Yeah, if you edit the posts at some point to change the "smart quote" items to normal, properly encoded characters, they should display correctly. The problem is that they won't be as "pretty" as the original text, especially if your forum is running in Latin-x rather than UTF-8.
If you find yourself frequently cutting and pasting from sources that don't match your forum database and display encoding (e.g., UTF-8 or CP-1252 on other pages, and your forum is Latin-1), you may want to consider converting your forum to another encoding (UTF-8). Note that the process assumes that what's currently in your database (for posts) is correct Latin-1 encoded text, not some hybrid mishmash of encodings. When you cut and paste, you're bringing over the byte codes for the text you see, in whatever encoding that page is displayed in
. You're not bringing over an "em-dash", say, you're bringing over the byte code x91 or whatever CP-1252 uses. If that encoding doesn't match your forum, you will experience the strange symbols.

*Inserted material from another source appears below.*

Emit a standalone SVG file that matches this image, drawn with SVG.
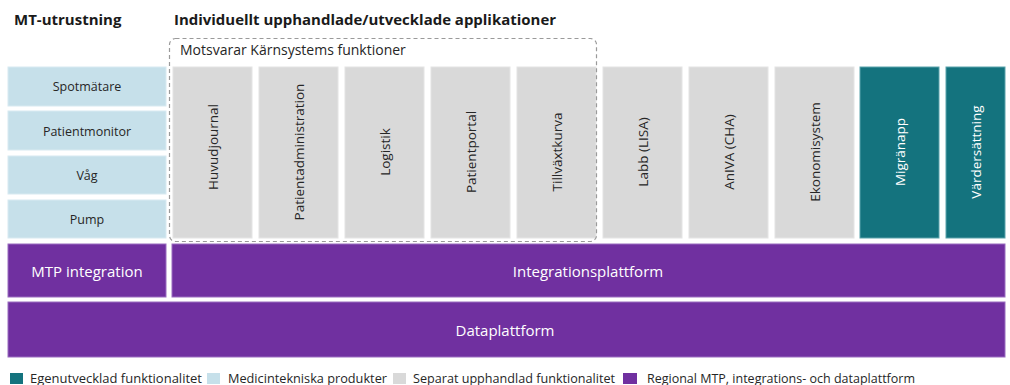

A forum (and database) in UTF-8 will be able to display any "reasonable" symbol in a post. Note that whether a UTF-8 character can be displayed
depends upon the fonts installed on the viewer's browser, not on anything found on your site! I think all the "smart quotes" should be found on just about any PC browser, so that should be safe. The big problem will be converting cut-and-pasted text from Latin-1 or CP-1252 or whatever to UTF-8. It won't happen automatically. Most browsers do not make it easy to enter characters not found on the keyboard.
- You can manually edit the posts and approximate the offending characters with something found on your keyboard (crude, but fast). That would work even if you stay with Latin-1.
- You can stay with a Latin-1 database, but change your page encoding to CP-1252 (if that's what you're primarily copying from). That might require a tweak to the SMF code to list CP-1252 as the page encoding instead of Latin-1 (ISO-8859-1). The "smart quote" characters would go into the database unchanged, and properly display upon retrieval. Note that if you pull in any text from a non-CP-1252 page, this won't work.
- Change to UTF-8 database and page display encoding. You can learn which original characters are problems (especially "smart quotes") and hopefully replace them with their Unicode replacements (&# followed by the UTF-16 decimal value of that character followed by a semicolon I think will work -- give it a try). For a small set of offending characters, that might be feasible -- at least you'll get the proper text displayed. For massive amounts of text, that's too much work.
- Convert to UTF-8 (database and page encoding). You can cut and paste to a file on your PC, and run a little utility to search out "smart quotes" and replace them with UTF-8 character codes. They'll probably look very odd on your PC, but you should be able to cut and paste them to your forum posts and have them show up correctly (as UTF-8).
- Something else?
How do I know if it's from Word?
You can't really tell if a Web page was itself cut and pasted from Word. Sometimes you can see quotes that are screwed up (much like the text in your first post). If something online uses "typographically correct" opening and closing quotation marks, suspect that it came from Word. You can look at the page source (View > Page source) and see if it lists what page encoding (e.g., CP-1252).
@Kindred's warning applies primarily to text directly cut and pasted from Word on a PC into an SMF post (or anything else online, not just SMF). You have no way of really knowing where HTML in a page came from, except by following hints given in the previous paragraph. Of course you'll know whether or not you're cutting and pasting directly from Word!
P.S. You should review your use of material cut and pasted from other Web pages. Make sure it would be considered "fair use" of copyrighted material, and not theft.